Sangkareang, Di tengah padatnya aktivitas di Kota Mataram, ada sosok pekerja keras yang setiap hari setia menjaga ketertiban di Taman Sangkareang. Namanya Dolah, seorang pria berusia 34 tahun yang telah menjalani profesi sebagai tukang parkir di taman tersebut selama delapan tahun. Pekerjaan yang mungkin terlihat sederhana ini ternyata menjadi sumber utama penghidupan bagi dirinya.

Dolah memulai hari-harinya sejak pagi, berdiri di bawah terik matahari atau sesekali di bawah rintik hujan, mengatur kendaraan pengunjung yang datang ke taman. Dengan keahliannya yang terasah selama bertahun-tahun, Dolah mampu memastikan setiap kendaraan terparkir dengan rapi, memberi rasa aman bagi para pengunjung. Meskipun tugas ini tampak mudah, pekerjaan Dolah membutuhkan kesabaran, ketelitian, dan sikap profesional.

Setiap harinya, Dolah bisa memperoleh pendapatan sekitar 150 ribu rupiah dari hasil parkir. Namun, sebagian dari penghasilan tersebut harus ia sisihkan untuk membayar setoran harian kepada pemerintah daerah, sesuai aturan yang berlaku. Dari sisa pendapatannya, Dolah mencukupi kebutuhan sehari-hari. Meskipun penghasilan ini tidak selalu besar, bagi Dolah, pekerjaan ini tetap memberinya rasa bangga. “Setiap pekerjaan ada tanggung jawabnya,” ujar Dolah dengan senyum sederhana.

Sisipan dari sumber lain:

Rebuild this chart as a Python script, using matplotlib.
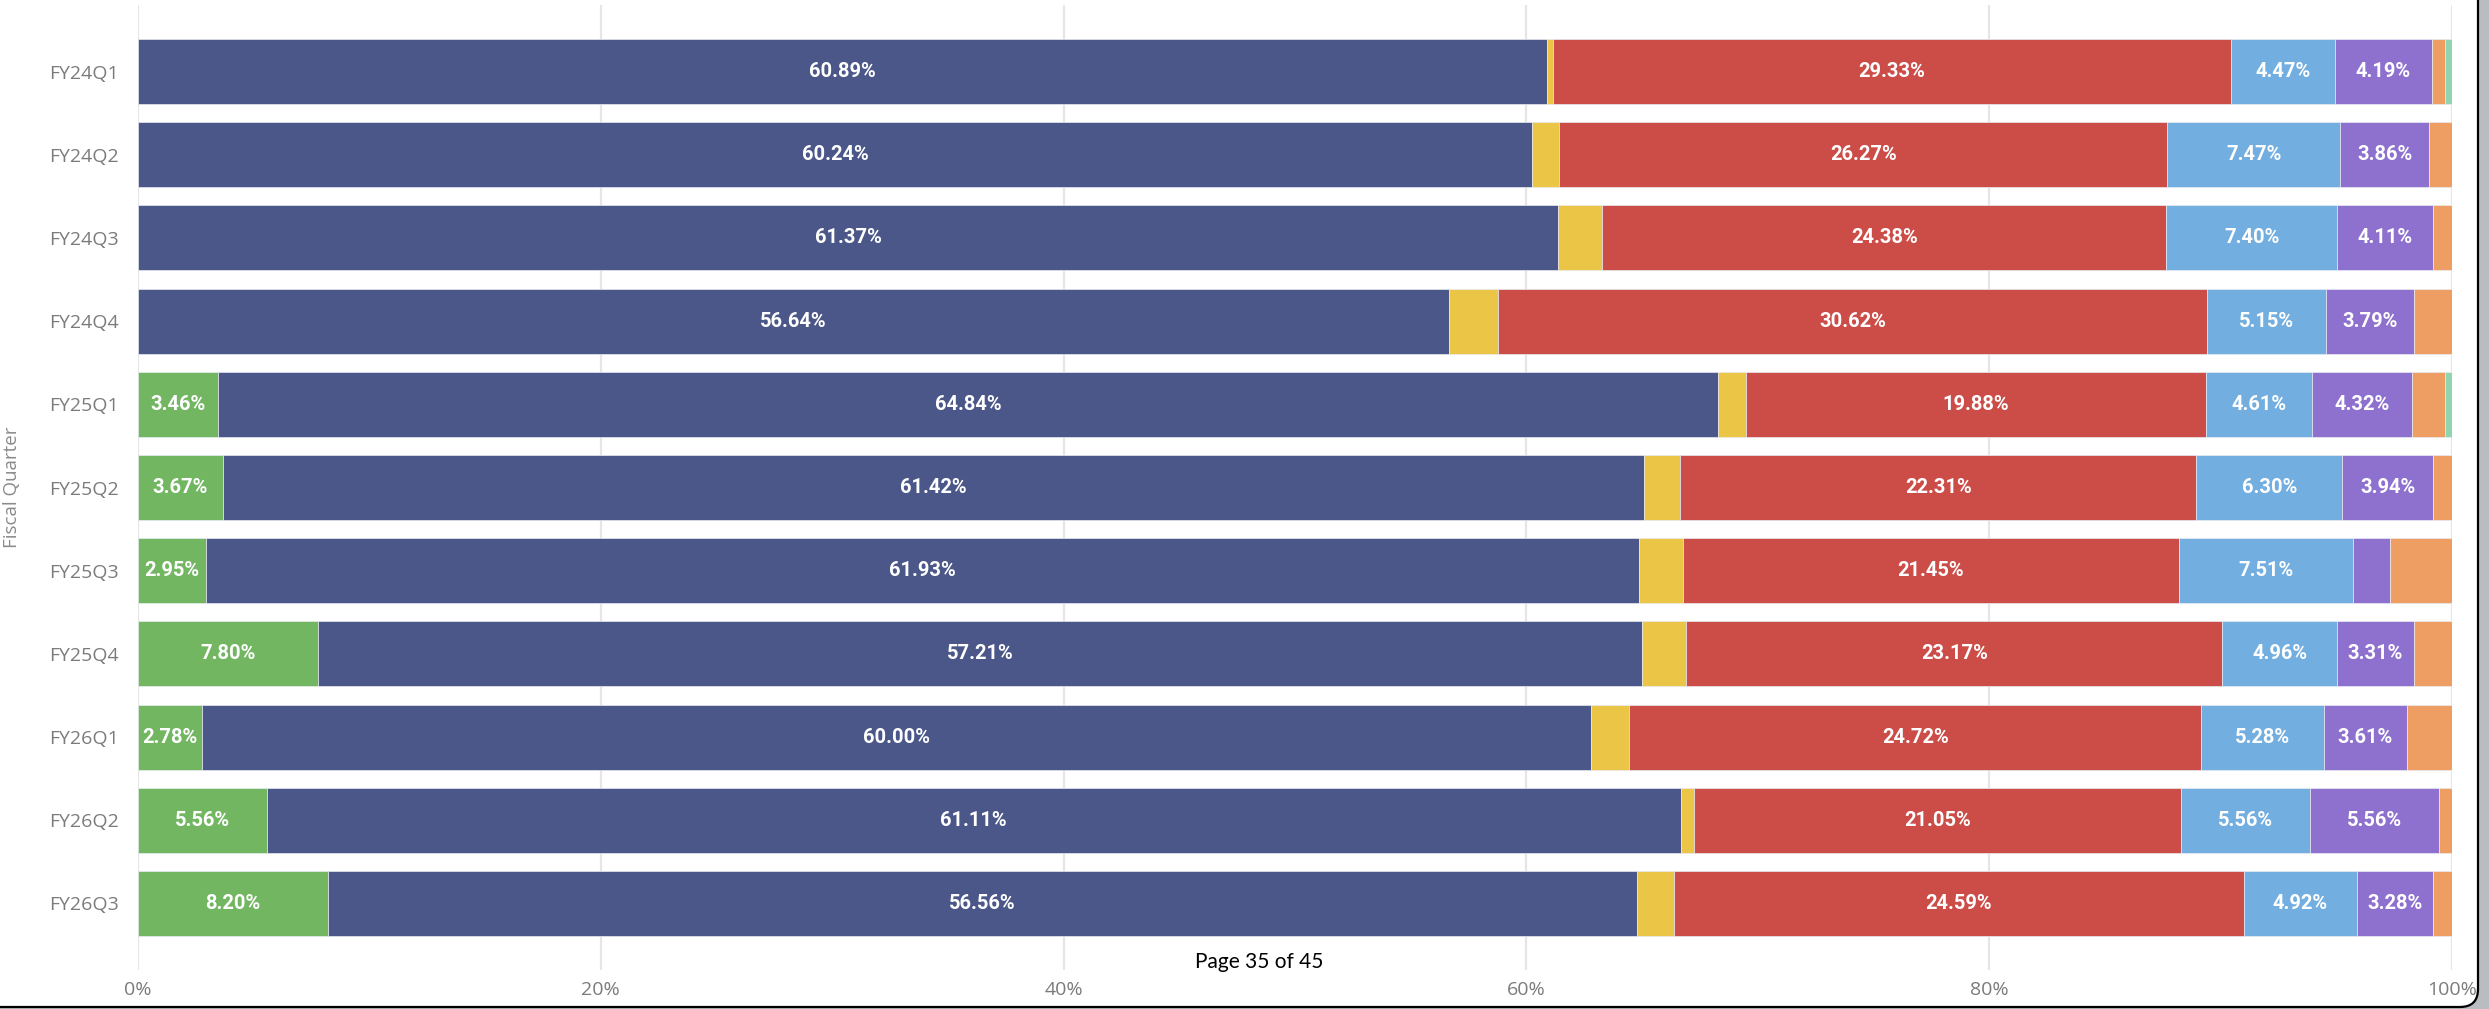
import matplotlib.pyplot as plt
from matplotlib.patches import FancyBboxPatch
from matplotlib.transforms import IdentityTransform

# Share of each segment per fiscal quarter (%)
quarters = ['FY24Q1', 'FY24Q2', 'FY24Q3', 'FY24Q4', 'FY25Q1', 'FY25Q2',
            'FY25Q3', 'FY25Q4', 'FY26Q1', 'FY26Q2', 'FY26Q3']
green = [0, 0, 0, 0, 3.46, 3.67, 2.95, 7.80, 2.78, 5.56, 8.20]
navy = [60.89, 60.24, 61.37, 56.64, 64.84, 61.42, 61.93, 57.21, 60.00, 61.11, 56.56]
yellow = [0.25, 1.18, 1.90, 2.15, 1.17, 1.55, 1.88, 1.90, 1.67, 0.58, 1.64]
red = [29.33, 26.27, 24.38, 30.62, 19.88, 22.31, 21.45, 23.17, 24.72, 21.05, 24.59]
light_blue = [4.47, 7.47, 7.40, 5.15, 4.61, 6.30, 7.51, 4.96, 5.28, 5.56, 4.92]
purple = [4.19, 3.86, 4.11, 3.79, 4.32, 3.94, 1.60, 3.31, 3.61, 5.56, 3.28]
orange = [0.55, 0.98, 0.84, 1.65, 1.40, 0.81, 2.68, 1.65, 1.94, 0.58, 0.81]
teal = [0.32, 0, 0, 0, 0.32, 0, 0, 0, 0, 0, 0]

series = [green, navy, yellow, red, light_blue, purple, orange, teal]
colors = ['#72B662', '#4A5788', '#EBC545', '#CC4C47',
          '#72AEE0', '#8E71CF', '#EE9D63', '#8ED5B0']

fig = plt.figure(figsize=(24.89, 10.09), dpi=100, facecolor='#B9BCC1')

# window frame: white page with rounded corner, grey strip on the right
frame = FancyBboxPatch((-40, 2), 2518, 1060, boxstyle='round,pad=0,rounding_size=18',
                       transform=IdentityTransform(), facecolor='white',
                       edgecolor='black', linewidth=1.6, zorder=-1)
fig.patches.append(frame)

ax = fig.add_axes([138 / 2489, 1 - 970 / 1009, 2314 / 2489, 965 / 1009])
ax.set_facecolor('white')

y = list(range(len(quarters)))
left = [0.0] * len(quarters)
for vals, col in zip(series, colors):
    ax.barh(y, vals, left=left, height=0.78, color=col,
            edgecolor='#E8ECF2', linewidth=0.5, zorder=3)
    for i, v in enumerate(vals):
        if v >= 2.75:
            ax.text(left[i] + v / 2, i, f'{v:.2f}%', ha='center', va='center',
                    color='white', fontsize=14.5, fontweight='semibold',
                    family=['Roboto', 'DejaVu Sans'], zorder=4)
    left = [l + v for l, v in zip(left, vals)]

ax.set_xlim(0, 100)
ax.set_ylim(len(quarters) - 0.2, -0.8)
ax.set_yticks(y)
ax.set_yticklabels(quarters)
ax.set_xticks(range(0, 101, 20))
ax.set_xticklabels([f'{t}%' for t in range(0, 101, 20)])
ax.tick_params(length=0, labelsize=14, labelcolor='#7B7B7B')
ax.tick_params(axis='y', pad=14)
ax.tick_params(axis='x', pad=8)
for lab in ax.get_xticklabels() + ax.get_yticklabels():
    lab.set_family(['Open Sans', 'DejaVu Sans'])

ax.xaxis.grid(True, color='#E6E6E6', linewidth=1.6, zorder=0)
ax.set_axisbelow(True)
for s in ax.spines.values():
    s.set_visible(False)

ax.set_ylabel('Fiscal Quarter', fontsize=13.5, color='#8A8A8A',
              family=['Open Sans', 'DejaVu Sans'])
ax.yaxis.set_label_coords(-0.0505, 0.5)

fig.text(1259 / 2489, 1 - 962 / 1009, 'Page 35 of 45', ha='center', va='center',
         fontsize=15, color='black', family=['Lato', 'DejaVu Sans'])

fig.savefig('out.png', dpi=100, facecolor=fig.get_facecolor())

Pekerjaannya ini sudah ia jalani selama delapan tahun. Selama itu pula, Dolah telah melihat banyak perubahan di taman, mulai dari renovasi fasilitas hingga peningkatan jumlah pengunjung. Setiap harinya, ia bertemu dengan orang-orang dari berbagai latar belakang, dari keluarga yang datang untuk piknik hingga anak-anak muda yang sekadar menikmati udara sore di taman. Interaksi inilah yang membuat pekerjaan Dolah lebih dari sekadar tugas. Baginya, ini adalah cara untuk tetap merasa terhubung dengan masyarakat.

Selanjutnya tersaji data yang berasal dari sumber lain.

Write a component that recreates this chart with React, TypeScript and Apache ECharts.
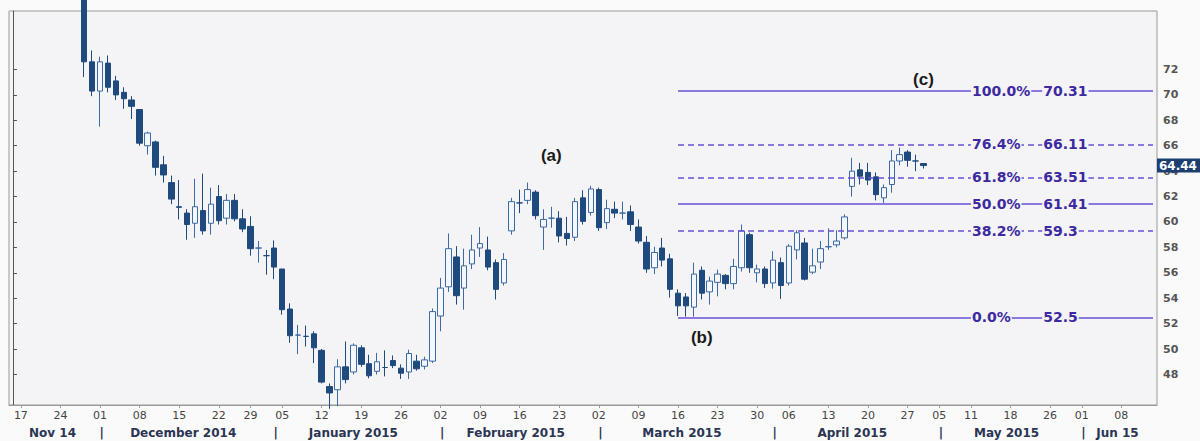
import React, { useEffect, useRef } from 'react';
import * as echarts from 'echarts';

// ---------- data ----------
const START = '2014-11-14';
const END = '2015-06-12';
const HOLIDAYS = ['2014-12-25', '2015-01-01', '2015-04-03', '2015-05-01', '2015-05-04', '2015-05-25'];
const FIRST_CANDLE = '2014-11-27';

// [open, close, low, high] one per trading day from FIRST_CANDLE
const ohlc: number[][] = [
  [77.5, 72.6, 71.4, 77.8], [72.6, 70.3, 69.9, 73.5], [70.3, 72.6, 67.5, 73.0], [72.5, 70.6, 70.2, 73.1],
  [71.1, 70.0, 69.6, 71.5], [70.2, 69.7, 68.9, 70.6], [69.6, 69.1, 68.1, 69.9], [68.85, 66.2, 66.0, 68.85],
  [66.0, 67.0, 65.3, 67.1], [66.3, 64.3, 63.65, 66.4], [64.5, 63.7, 63.1, 65.2], [63.1, 61.8, 61.4, 63.65],
  [61.2, 61.15, 60.2, 63.3], [60.7, 59.8, 58.6, 61.0], [59.9, 61.2, 58.75, 63.4], [60.9, 59.3, 59.0, 63.8],
  [59.9, 61.4, 59.0, 62.7], [62.0, 60.1, 59.8, 62.9], [60.3, 61.7, 59.8, 62.2], [61.7, 60.25, 60.05, 62.2],
  [60.25, 59.45, 59.2, 61.0], [59.65, 57.9, 57.35, 60.45], [57.95, 57.95, 56.8, 58.5], [57.35, 57.35, 55.85, 57.8],
  [57.95, 56.45, 55.5, 58.55], [56.3, 53.1, 52.7, 56.3], [53.15, 51.05, 50.5, 53.6], [51.1, 51.1, 49.6, 51.9],
  [51.0, 51.0, 50.2, 51.85], [51.2, 50.1, 48.9, 51.4], [49.9, 47.4, 47.3, 50.0], [47.05, 46.55, 45.3, 47.3],
  [46.8, 48.6, 45.5, 49.2], [48.6, 47.6, 47.3, 50.6], [48.2, 50.3, 48.0, 50.45], [50.1, 48.8, 48.6, 50.3],
  [48.85, 47.9, 47.7, 49.55], [48.25, 49.0, 48.0, 49.7], [48.55, 48.55, 47.85, 49.9], [49.1, 48.7, 48.5, 49.5],
  [48.5, 48.1, 47.65, 48.8], [48.2, 49.65, 47.65, 49.95], [49.05, 48.45, 48.3, 49.55], [48.65, 49.15, 48.4, 49.4],
  [49.05, 52.95, 48.9, 53.2], [52.6, 54.8, 51.4, 55.6], [54.9, 57.9, 54.5, 59.1], [57.25, 54.2, 53.5, 58.1],
  [54.8, 56.55, 53.1, 57.9], [56.7, 57.8, 56.3, 59.0], [57.95, 58.3, 57.25, 59.6], [57.8, 56.45, 56.2, 58.85],
  [56.8, 54.7, 53.9, 57.05], [55.2, 57.05, 55.0, 57.55], [59.3, 61.6, 59.0, 61.9], [61.5, 61.5, 60.7, 62.55],
  [61.7, 62.55, 61.4, 63.1], [62.35, 60.5, 60.2, 62.5], [59.6, 60.2, 57.8, 61.0], [60.3, 60.3, 59.55, 61.2],
  [60.3, 58.9, 58.4, 60.85], [59.1, 58.7, 58.15, 60.4], [58.8, 61.6, 58.5, 61.9], [61.9, 60.05, 59.8, 62.5],
  [60.75, 62.6, 60.5, 62.85], [62.55, 59.55, 59.3, 62.7], [59.95, 61.05, 59.45, 61.75], [61.0, 60.7, 60.3, 61.6],
  [60.7, 60.7, 60.2, 61.6], [60.8, 59.8, 59.3, 61.3], [59.6, 58.5, 58.3, 60.2], [58.4, 56.3, 56.0, 58.9],
  [56.4, 57.6, 55.9, 58.05], [57.95, 57.0, 56.5, 58.75], [57.1, 54.7, 54.05, 57.5], [54.4, 53.4, 52.6, 54.7],
  [54.1, 53.4, 52.55, 54.4], [53.3, 55.9, 52.55, 56.8], [56.2, 54.4, 53.9, 56.5], [54.5, 55.35, 53.5, 55.7],
  [55.25, 55.9, 54.15, 56.25], [55.8, 55.15, 54.7, 55.9], [55.15, 56.5, 54.7, 57.1], [56.4, 59.3, 56.1, 59.8],
  [59.0, 56.4, 56.0, 59.15], [56.0, 56.3, 55.25, 56.65], [56.3, 55.15, 54.8, 56.5], [55.2, 57.0, 54.75, 57.7],
  [56.8, 55.0, 53.95, 57.2], [55.2, 58.1, 55.0, 58.25], [57.8, 59.15, 57.05, 59.35], [58.35, 55.5, 55.4, 58.75],
  [56.05, 56.55, 55.9, 57.9], [56.85, 57.9, 56.3, 58.5], [58.05, 58.05, 57.8, 59.5], [58.2, 58.5, 58.0, 59.35],
  [58.75, 60.4, 58.6, 60.6], [62.8, 64.0, 62.0, 65.05], [64.1, 63.6, 62.95, 64.65], [63.9, 63.3, 62.9, 64.65],
  [63.55, 62.15, 61.7, 63.9], [61.9, 62.7, 61.5, 62.95], [62.95, 64.8, 62.3, 65.65], [64.8, 65.3, 64.45, 65.85],
  [65.5, 64.85, 64.35, 65.65], [64.8, 64.8, 64.0, 65.3], [64.6, 64.44, 64.2, 64.6],
];

const LAST_PRICE = 64.44;

const monthNames = ['Nov 14', 'December 2014', 'January 2015', 'February 2015', 'March 2015', 'April 2015', 'May 2015', 'Jun 15'];
const yTicks = [48, 50, 52, 54, 56, 58, 60, 62, 64, 66, 68, 70, 72];

const fibPct = ['100.0%', '76.4%', '61.8%', '50.0%', '38.2%', '0.0%'];
const fibVal = [70.31, 66.11, 63.51, 61.41, 59.3, 52.5];
const fibDashed = [false, true, true, false, true, false];
const FIB_START = '2015-03-16';
const FIB_PCT_AT = '2015-05-11';
const FIB_VAL_AT = '2015-05-22';

const waveText = ['(a)', '(b)', '(c)'];
const waveDate = ['2015-02-20', '2015-03-19', '2015-04-29'];
const waveVal = [65.2, 50.9, 71.2];

// ---------- calendar ----------
function fmt(t: number) {
  const d = new Date(t);
  const m = d.getUTCMonth() + 1;
  const dd = d.getUTCDate();
  return `${d.getUTCFullYear()}-${m < 10 ? '0' : ''}${m}-${dd < 10 ? '0' : ''}${dd}`;
}
function parse(s: string) {
  const [y, m, d] = s.split('-').map(Number);
  return Date.UTC(y, m - 1, d);
}
const cats: string[] = [];
for (let t = parse(START); t <= parse(END); t += 86400000) {
  const wd = new Date(t).getUTCDay();
  const s = fmt(t);
  if (wd === 0 || wd === 6 || HOLIDAYS.includes(s)) continue;
  cats.push(s);
}
const weekKey = (s: string) => {
  const t = parse(s);
  const wd = (new Date(t).getUTCDay() + 6) % 7;
  return t - wd * 86400000;
};
const weekStart = cats.map((c, i) => i > 0 && weekKey(c) !== weekKey(cats[i - 1]));

// month spans
const monthSpans: { first: number; last: number }[] = [];
cats.forEach((c, i) => {
  const key = c.slice(0, 7);
  if (i === 0 || key !== cats[i - 1].slice(0, 7)) monthSpans.push({ first: i, last: i });
  else monthSpans[monthSpans.length - 1].last = i;
});
const monthLabelMap = new Map<number, string>();
monthSpans.forEach((m, k) => {
  monthLabelMap.set((m.first + m.last) / 2, monthNames[k]);
  if (k > 0) monthLabelMap.set(m.first + 0.2, '|');
});

const firstIdx = cats.indexOf(FIRST_CANDLE);
const seriesData = cats.map((_, i) => {
  const k = i - firstIdx;
  return k >= 0 && k < ohlc.length ? ohlc[k] : '-';
});

// ---------- layout ----------
const GRID = { left: 9, right: 43, top: 11, bottom: 36 };
const PLOT_BG = '#f4f4f6';
const FIB_LINE = '#6b4fd6';
const FIB_TEXT = '#3d2aa0';

export default function App() {
  const ref = useRef<HTMLDivElement>(null);
  useEffect(() => {
    if (!ref.current) return;
    const chart = echarts.init(ref.current, undefined, { renderer: 'svg' });
    const lastCat = cats[cats.length - 1];

    const fibLines = fibVal.map((v, i) => [
      { coord: [FIB_START, v], lineStyle: { type: fibDashed[i] ? [6, 4] : 'solid', color: FIB_LINE, width: 1.5 } },
      { coord: [lastCat, v] },
    ]);
    const fibLabelStyle = {
      show: true,
      position: [0, 0],
      align: 'left',
      verticalAlign: 'middle',
      color: FIB_TEXT,
      fontFamily: 'DejaVu Sans',
      fontWeight: 'bold',
      fontSize: 14,
      backgroundColor: PLOT_BG,
      padding: [0, 1],
    };
    const markPoints: any[] = [];
    fibVal.forEach((v, i) => {
      markPoints.push({ coord: [FIB_PCT_AT, v], label: { ...fibLabelStyle, formatter: fibPct[i] } });
      markPoints.push({ coord: [FIB_VAL_AT, v], label: { ...fibLabelStyle, formatter: String(v) } });
    });
    waveText.forEach((t, i) => {
      markPoints.push({
        coord: [waveDate[i], waveVal[i]],
        label: {
          show: true,
          position: [0, 0],
          align: 'center',
          verticalAlign: 'middle',
          formatter: t,
          color: '#1a1a1a',
          fontFamily: 'Liberation Sans',
          fontWeight: 'bold',
          fontSize: 17,
        },
      });
    });

    chart.setOption({
      animation: false,
      backgroundColor: '#fafafb',
      grid: { ...GRID, show: true, borderColor: '#9a9a9a', borderWidth: 1, backgroundColor: PLOT_BG },
      xAxis: [
        {
          type: 'category',
          data: cats,
          boundaryGap: true,
          axisLine: { show: true, lineStyle: { color: '#9a9a9a' } },
          axisTick: { show: true, alignWithLabel: true, length: 3, interval: (i: number) => weekStart[i], lineStyle: { color: '#999' } },
          axisLabel: {
            interval: (i: number) => weekStart[i],
            formatter: (v: string) => v.slice(8, 10),
            color: '#444',
            fontFamily: 'DejaVu Sans',
            fontSize: 11,
            margin: 5,
          },
          splitLine: { show: false },
        },
        {
          type: 'value',
          position: 'bottom',
          offset: 17,
          min: -0.5,
          max: cats.length - 0.5,
          axisLine: { show: false },
          axisTick: { show: false },
          splitLine: { show: false },
          axisLabel: {
            customValues: Array.from(monthLabelMap.keys()),
            formatter: (v: number) => monthLabelMap.get(v) ?? '',
            color: '#2b3553',
            fontFamily: 'DejaVu Sans',
            fontWeight: 'bold',
            fontSize: 12,
            margin: 5,
            showMinLabel: true,
            showMaxLabel: true,
            hideOverlap: false,
          },
        },
      ],
      yAxis: {
        type: 'value',
        position: 'right',
        min: 45.6,
        max: 76.6,
        scale: true,
        axisLine: { show: true, lineStyle: { color: '#555' } },
        axisTick: { show: true, length: 4, customValues: yTicks, lineStyle: { color: '#555' } },
        axisLabel: {
          customValues: yTicks,
          color: '#555',
          fontFamily: 'DejaVu Sans',
          fontWeight: 'bold',
          fontSize: 11,
          margin: 6,
        },
        splitLine: { show: false },
      },
      series: [
        {
          type: 'candlestick',
          data: seriesData,
          barWidth: 6,
          clip: true,
          itemStyle: {
            color: '#f4f7fc',
            color0: '#1f4a7d',
            borderColor: '#3b6aa5',
            borderColor0: '#1f4a7d',
            borderWidth: 1,
          },
          markLine: {
            silent: true,
            symbol: ['none', 'none'],
            label: { show: false },
            data: fibLines,
          },
          markPoint: {
            silent: true,
            symbol: 'circle',
            symbolSize: 0,
            itemStyle: { color: 'transparent' },
            data: markPoints,
          },
        },
      ],
    });

    const y = chart.convertToPixel({ yAxisIndex: 0 }, LAST_PRICE) as number;
    const xRight = 1200 - GRID.right;
    chart.setOption({
      graphic: [
        { type: 'rect', z: 100, shape: { x: xRight, y: y - 7, width: 50, height: 14 }, style: { fill: '#1c3e70' } },
        {
          type: 'text',
          z: 101,
          x: xRight + 2,
          y,
          style: { text: String(LAST_PRICE), fill: '#ffffff', font: 'bold 12px "DejaVu Sans"', verticalAlign: 'middle' },
        },
      ],
    });

    return () => chart.dispose();
  }, []);
  return <div ref={ref} style={{ position: 'absolute', left: 0, top: 0, width: 1200, height: 441 }} />;
}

Meskipun pekerjaan sebagai tukang parkir sering dipandang sebelah mata, Dolah melihatnya sebagai kontribusi penting bagi kota. Dengan menjaga ketertiban parkir, ia membantu menciptakan kenyamanan bagi pengunjung Taman Sangkareang, yang merupakan salah satu ruang hijau favorit di Mataram. Selama delapan tahun, ia terus bertahan, menjalani hari-hari dengan penuh ketekunan, sambil berharap agar penghasilannya tetap cukup untuk menghidupi dirinya.